17.09.2022 | News
As we join with the nation in mourning the loss of Her Majesty Queen Elizabeth II, we have reflected on the monarch’s stewardship of some of the most treasured and significant royal gardens and landscapes. These include the official royal residences of Buckingham Palace and Windsor Castle, and the royal family’s private estates at Sandringham and Balmoral, where the Queen died on 8 September.
The management of these estates has to preserve both the historical significance and environmental benefit of their landscapes, while also providing privacy and security for the royal family. Like Prince Albert before him, the Queen’s husband the Duke of Edinburgh took a particular interest in the gardens and landscapes of the royal estates.
Buckingham Palace, the official London residence and working headquarters of the British monarchy, has a 39-acre garden which is often used for official entertaining, such as the Queen’s garden parties. The planting of the 156m-long herbaceous border was carefully planned so that whenever the Queen was in residence there would be something of interest for her to see from her desk or enjoy when she walked in the gardens with her much-loved dogs. The garden also features a lake, rose garden and wisteria-clad summerhouse. The informal areas of the garden are managed to encourage wildlife and be environmentally sustainable. Buckingham Palace gardens support over 325 wild plants and more than 1,000 trees. This concern for the environment is reflected in the Queen’s Green Canopy initiative, now extended to March 2023, which encourages people to plant trees to mark the Queen’s Platinum Jubilee in 2022.
During her later years, the Queen spent much of her time at Windsor Castle where the 5,000-acre park was once part of a vast Norman hunting forest that was enclosed in the late 13th century. Windsor Great Park now encompasses the Savill Garden, Valley Gardens, Virginia Water, a deer park and the Long Walk, a 2.6-mile tree-lined avenue created during the reign of Charles II. Immediately around the Castle are formal terraced gardens.

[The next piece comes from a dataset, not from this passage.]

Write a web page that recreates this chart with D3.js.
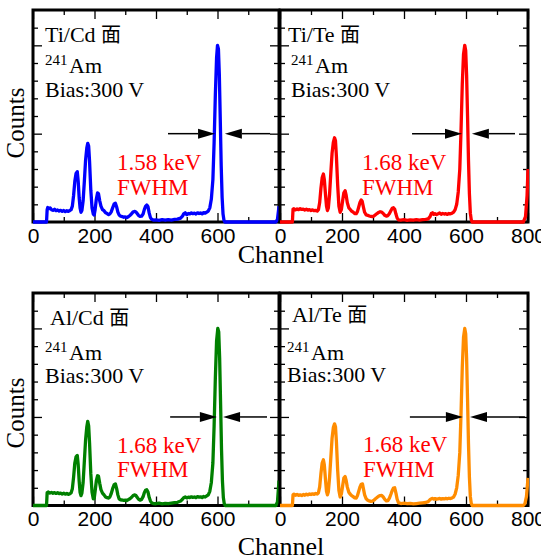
<!DOCTYPE html>
<html lang="en">
<head>
<meta charset="utf-8">
<title>241Am spectra</title>
<script src="https://cdn.jsdelivr.net/npm/d3@7"></script>
<style>
  body { margin: 0; background: #fff; }
  svg { display: block; font-family: "Liberation Serif", "Times New Roman", serif; }
  .tick text { font-size: 21px; fill: #000; }
</style>
</head>
<body>
<svg width="541" height="558"></svg>
<script>

// panel titles and FWHM values
var faces = ["Ti/Cd", "Ti/Te", "Al/Cd", "Al/Te"];
var fwhm = ["1.58 keV", "1.68 keV", "1.68 keV", "1.68 keV"];
var colors = ["#0000ff", "#ff0000", "#008000", "#ff8c00"];

// x ticks (channel) and y ticks (counts)
var xMajor = [0, 200, 400, 600, 800];
var xMinor = [100, 300, 500, 700];
var yMajor = [0, 5000, 10000];
var yMinor = [1000, 2000, 3000, 4000, 6000, 7000, 8000, 9000, 11000];

// FWHM arrows: line start, left tip, right tip, line end (channel)
var arrows = [
  [439, 592, 624, 771],
  [426, 587, 619, 758],
  [446, 598, 618, 761],
  [419, 590, 613, 790]
];

// spectra [channel, counts]
var tiCd = [[0,0],[44,0],[46,700],[48,820],[52,760],[56,800],[60,700],[65,660],[70,720],[75,640],[80,680],[85,620],[90,660],[95,600],[100,650],[105,590],[110,640],[115,600],[120,650],[124,700],[128,900],[132,1500],[136,2300],[140,2750],[144,2850],[147,2300],[150,1400],[153,800],[156,550],[159,650],[163,1200],[167,2300],[171,3500],[175,4200],[178,4450],[181,4300],[184,3400],[188,1800],[192,800],[196,450],[199,400],[202,700],[206,1300],[210,1650],[213,1600],[217,1200],[221,900],[226,700],[231,640],[236,520],[241,480],[246,420],[250,460],[254,560],[259,800],[264,1020],[268,1060],[272,850],[276,560],[280,400],[285,330],[290,310],[295,270],[300,290],[305,250],[310,300],[315,370],[320,450],[325,560],[330,600],[334,580],[338,500],[343,380],[348,320],[353,330],[358,450],[362,700],[366,880],[370,960],[374,860],[378,500],[382,250],[386,150],[391,110],[400,120],[410,90],[420,130],[430,100],[440,140],[450,110],[460,150],[470,160],[480,220],[486,330],[490,460],[495,520],[500,420],[505,480],[510,460],[515,520],[520,470],[525,500],[530,450],[535,520],[540,480],[545,510],[550,460],[555,530],[560,500],[565,560],[570,620],[575,800],[580,1300],[585,2400],[589,4500],[593,7200],[597,9300],[600,10000],[603,9800],[606,8300],[609,5800],[612,3200],[615,1400],[618,450],[621,100],[624,0],[790,0],[795,150],[800,900]];

var tiTe = [[0,0],[40,0],[42,720],[45,750],[50,690],[55,740],[60,700],[65,760],[70,710],[75,730],[80,680],[85,720],[90,670],[95,700],[100,650],[105,690],[110,640],[115,660],[120,620],[124,700],[128,1100],[132,1900],[136,2500],[140,2720],[143,2400],[147,1500],[150,900],[153,650],[156,800],[160,1600],[164,2800],[168,3900],[172,4500],[176,4770],[179,4600],[182,3700],[186,2100],[190,900],[194,550],[198,700],[202,1200],[206,1650],[210,1770],[213,1550],[217,1100],[222,800],[226,720],[231,620],[236,560],[241,480],[246,470],[250,600],[254,850],[258,1100],[262,1250],[265,1180],[269,850],[273,550],[278,400],[283,380],[288,340],[293,320],[298,300],[303,340],[308,410],[313,480],[318,540],[323,580],[328,560],[333,480],[338,380],[343,330],[348,360],[353,480],[358,650],[362,780],[366,810],[370,720],[374,450],[378,220],[382,120],[390,100],[400,130],[410,90],[420,120],[430,100],[440,130],[450,110],[460,140],[470,150],[478,180],[484,300],[488,480],[492,520],[496,430],[500,470],[505,420],[510,460],[515,510],[520,440],[525,480],[530,450],[535,470],[540,430],[545,480],[550,460],[555,500],[560,560],[565,700],[570,1000],[575,1700],[580,3000],[584,5200],[588,7800],[592,9500],[596,10000],[599,9700],[602,8300],[605,6000],[608,3500],[611,1600],[614,500],[617,120],[620,0],[785,0],[792,300],[797,1500],[800,3000]];

var alCd = [[0,0],[44,0],[46,720],[50,760],[55,700],[60,740],[65,690],[70,730],[75,680],[80,720],[85,670],[90,700],[95,650],[100,690],[105,640],[110,680],[115,630],[120,660],[124,720],[128,950],[132,1600],[136,2400],[140,2750],[144,2830],[147,2300],[150,1400],[153,750],[156,560],[159,700],[163,1300],[167,2500],[171,3700],[175,4450],[178,4750],[181,4500],[184,3500],[188,1800],[192,750],[196,380],[199,400],[202,800],[206,1400],[210,1680],[213,1650],[217,1250],[221,900],[226,700],[231,600],[236,480],[241,440],[246,420],[250,480],[254,650],[259,950],[264,1180],[268,1220],[272,950],[276,600],[280,380],[285,320],[290,310],[295,290],[300,300],[305,280],[310,330],[315,380],[320,450],[325,550],[330,600],[334,580],[338,480],[343,360],[348,300],[353,340],[358,500],[362,720],[366,860],[370,890],[374,760],[378,450],[382,250],[386,150],[391,110],[400,100],[410,130],[420,90],[430,120],[440,100],[450,130],[460,160],[470,180],[480,250],[486,350],[490,440],[495,480],[500,430],[505,470],[510,450],[515,490],[520,460],[525,480],[530,440],[535,500],[540,470],[545,490],[550,450],[555,510],[560,480],[565,540],[570,600],[575,800],[580,1300],[585,2400],[589,4500],[593,7200],[597,9300],[601,10000],[604,9800],[607,8300],[610,5800],[613,3200],[616,1400],[619,450],[622,100],[625,0],[790,0],[795,200],[800,1400]];

var alTe = [[0,0],[40,0],[42,600],[45,640],[50,580],[55,620],[60,570],[65,600],[70,560],[75,620],[80,580],[85,640],[90,600],[95,650],[100,620],[105,660],[110,630],[115,680],[120,650],[124,720],[128,1050],[132,1800],[136,2400],[140,2580],[143,2300],[147,1400],[150,800],[153,600],[156,780],[160,1600],[164,2700],[168,3800],[172,4400],[176,4610],[179,4450],[182,3600],[186,2000],[190,850],[194,480],[198,650],[202,1100],[206,1550],[210,1640],[213,1450],[217,1050],[222,750],[226,650],[231,560],[236,500],[241,430],[246,420],[250,560],[254,800],[258,1050],[262,1200],[266,1220],[269,950],[273,600],[278,380],[283,300],[288,260],[293,230],[298,250],[303,300],[308,380],[313,450],[318,520],[323,560],[328,570],[333,480],[338,350],[343,260],[348,280],[353,420],[358,650],[362,850],[366,980],[370,1000],[374,700],[378,350],[382,160],[390,110],[400,130],[410,100],[420,120],[430,90],[440,110],[450,130],[460,150],[470,170],[478,220],[484,330],[488,380],[492,400],[496,360],[500,390],[505,350],[510,380],[515,400],[520,360],[525,390],[530,370],[535,400],[540,380],[545,410],[550,390],[555,430],[560,480],[565,650],[570,1000],[575,1700],[580,3000],[584,5200],[588,7800],[592,9500],[596,10000],[599,9700],[602,8300],[605,6000],[608,3500],[611,1600],[614,500],[617,120],[620,0],[785,0],[790,100],[795,500],[800,1560]];

var spectra = [tiCd, tiTe, alCd, alTe];

// panel boxes + text placement
var panels = [
  {x0: 33,  x1: 279, y0: 10,  y1: 222,   tx: 45,  tt: 42,  sx: 45,  am: 73,  bias: 97,  rx: 117, r1: 170, r2: 195},
  {x0: 280, x1: 528, y0: 10,  y1: 222,   tx: 288, tt: 42,  sx: 291, am: 73,  bias: 97,  rx: 362, r1: 170, r2: 195},
  {x0: 33,  x1: 279, y0: 293, y1: 505.5, tx: 50,  tt: 325, sx: 45,  am: 360, bias: 383, rx: 117, r1: 453, r2: 477},
  {x0: 280, x1: 528, y0: 293, y1: 505.5, tx: 292, tt: 322, sx: 287, am: 360, bias: 382, rx: 363, r1: 452, r2: 477}
];

var svg = d3.select("svg");

panels.forEach(function(p, i) {
  var x = d3.scaleLinear().domain([0, 800]).range([p.x0, p.x1]);
  var y = d3.scaleLinear().domain([0, 12000]).range([p.y1, p.y0]);
  var g = svg.append("g");
  var left = (i % 2 === 0);

  // ticks, all pointing inward
  g.append("g").attr("transform", "translate(0," + p.y1 + ")")
    .call(d3.axisBottom(x).tickValues(xMajor).tickSize(-9).tickPadding(6)
      .tickFormat(function(d) { return (left && d === 800) ? "" : d; }));
  g.append("g").attr("transform", "translate(0," + p.y1 + ")")
    .call(d3.axisBottom(x).tickValues(xMinor).tickSize(-5).tickFormat(""));
  g.append("g").attr("transform", "translate(0," + p.y0 + ")")
    .call(d3.axisTop(x).tickValues(xMajor).tickSize(-9).tickFormat(""));
  g.append("g").attr("transform", "translate(0," + p.y0 + ")")
    .call(d3.axisTop(x).tickValues(xMinor).tickSize(-5).tickFormat(""));
  g.append("g").attr("transform", "translate(" + p.x0 + ",0)")
    .call(d3.axisLeft(y).tickValues(yMajor).tickSize(-9).tickFormat(""));
  g.append("g").attr("transform", "translate(" + p.x0 + ",0)")
    .call(d3.axisLeft(y).tickValues(yMinor).tickSize(-5).tickFormat(""));
  g.append("g").attr("transform", "translate(" + p.x1 + ",0)")
    .call(d3.axisRight(y).tickValues(yMajor).tickSize(-9).tickFormat(""));
  g.append("g").attr("transform", "translate(" + p.x1 + ",0)")
    .call(d3.axisRight(y).tickValues(yMinor).tickSize(-5).tickFormat(""));
  g.selectAll(".domain").remove();
  g.selectAll(".tick line").attr("stroke", "#000").attr("stroke-width", 1.3);

  g.append("rect")
    .attr("x", p.x0).attr("y", p.y0)
    .attr("width", p.x1 - p.x0).attr("height", p.y1 - p.y0)
    .attr("fill", "none").attr("stroke", "#000").attr("stroke-width", 3);

  // spectrum
  var clipId = "clip" + i;
  svg.append("clipPath").attr("id", clipId).append("rect")
    .attr("x", p.x0).attr("y", p.y0)
    .attr("width", p.x1 - p.x0 + 1).attr("height", p.y1 - p.y0 + 3);
  var line = d3.line().x(function(d) { return x(d[0]); }).y(function(d) { return y(d[1]); });
  g.append("path").datum(spectra[i])
    .attr("clip-path", "url(#" + clipId + ")")
    .attr("d", line)
    .attr("fill", "none")
    .attr("stroke", colors[i])
    .attr("stroke-width", 3.3)
    .attr("stroke-linejoin", "round");

  // FWHM arrows at half maximum
  var a = arrows[i], ay = y(5000), hl = 17, hw = 5;
  g.append("line").attr("x1", x(a[0])).attr("x2", x(a[1]) - hl)
    .attr("y1", ay).attr("y2", ay).attr("stroke", "#000").attr("stroke-width", 1.5);
  g.append("line").attr("x1", x(a[2]) + hl).attr("x2", x(a[3]))
    .attr("y1", ay).attr("y2", ay).attr("stroke", "#000").attr("stroke-width", 1.5);
  g.append("path")
    .attr("d", "M" + x(a[1]) + "," + ay + "L" + (x(a[1]) - hl) + "," + (ay - hw) + "L" + (x(a[1]) - hl) + "," + (ay + hw) + "Z")
    .attr("fill", "#000");
  g.append("path")
    .attr("d", "M" + x(a[2]) + "," + ay + "L" + (x(a[2]) + hl) + "," + (ay - hw) + "L" + (x(a[2]) + hl) + "," + (ay + hw) + "Z")
    .attr("fill", "#000");

  // annotations
  var t = g.append("text").attr("x", p.tx).attr("y", p.tt).attr("font-size", 22);
  t.append("tspan").text(faces[i] + " ");
  t.append("tspan").attr("font-family", "'Noto Sans CJK JP', sans-serif").attr("font-size", 20).text("面");

  g.append("text").attr("x", p.sx).attr("y", p.am - 8).attr("font-size", 15).text("241");
  g.append("text").attr("x", p.sx + 24).attr("y", p.am).attr("font-size", 22).text("Am");
  g.append("text").attr("x", p.sx).attr("y", p.bias).attr("font-size", 22).text("Bias:300 V");

  g.append("text").attr("x", p.rx).attr("y", p.r1).attr("font-size", 23).attr("fill", "#ff0000").text(fwhm[i]);
  g.append("text").attr("x", p.rx).attr("y", p.r2).attr("font-size", 23).attr("fill", "#ff0000").text("FWHM");
});

// axis titles
[123, 413].forEach(function(cy) {
  svg.append("text").attr("transform", "translate(24," + cy + ") rotate(-90)")
    .attr("text-anchor", "middle").attr("font-size", 25).text("Counts");
});
[263, 555].forEach(function(by) {
  svg.append("text").attr("x", 281).attr("y", by)
    .attr("text-anchor", "middle").attr("font-size", 26).text("Channel");
});

</script>
</body>
</html>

The East Terrace Garden was created by Jeffry Wyatville in the 1820s to provide a beautiful outlook for the new suite of rooms on the east front of the Castle. The Duke of Edinburgh re-planned the flowerbeds, which now contain around 3,500 rose bushes. He also oversaw the creation of a more private, informal garden to the south of the Castle.
Sandringham was the Queen’s much-loved private county retreat, and is where the royal family traditionally spend Christmas. The estate in Norfolk has 600 acres of parkland and 60 acres of gardens. The gardens have wide lawns surrounded by flower beds, densely planted woodland walks, and many rare trees. A collection of Rhododendron, Camellia and Magnolia trees were brought up from Windsor to create more interest, shelter and privacy in the garden. In 1947 Sir Geoffrey Jellicoe designed the formal enclosed parts of the garden in a cottage garden style. Parts of the garden are managed in a more naturalistic style to encourage wildlife, with meadows and an ornamental stream with moisture-loving plants.
Every summer the Queen spent time at Balmoral, 50 miles west of Aberdeen in Scotland. The castle has been a private royal residence since 1852, when the estate was bought by Prince Albert. It is a working estate, with grouse moors, forestry and farmland, as well as managed herds of deer, Highland cattle and ponies. The Duke of Edinburgh took an active role in managing the estate, and created a large vegetable garden, a flowered paved walk along the terrace on the North side of the Castle, a water garden to the south west and a plantation of oaks.
Their son, now King Charles III, clearly shares his father’s interest in gardens, landscapes and the environment. He has been a long-term champion of organic farming and his own gardens at Highgrove, Gloucestershire, were planned on sustainable and wildlife-friendly features, such as a wildflower meadow, long before this became fashionable. This augurs well not just for the future of the royal gardens and estates, but for the King to provide an inspiring lead in caring for our historic landscapes and tackling the challenges of climate change.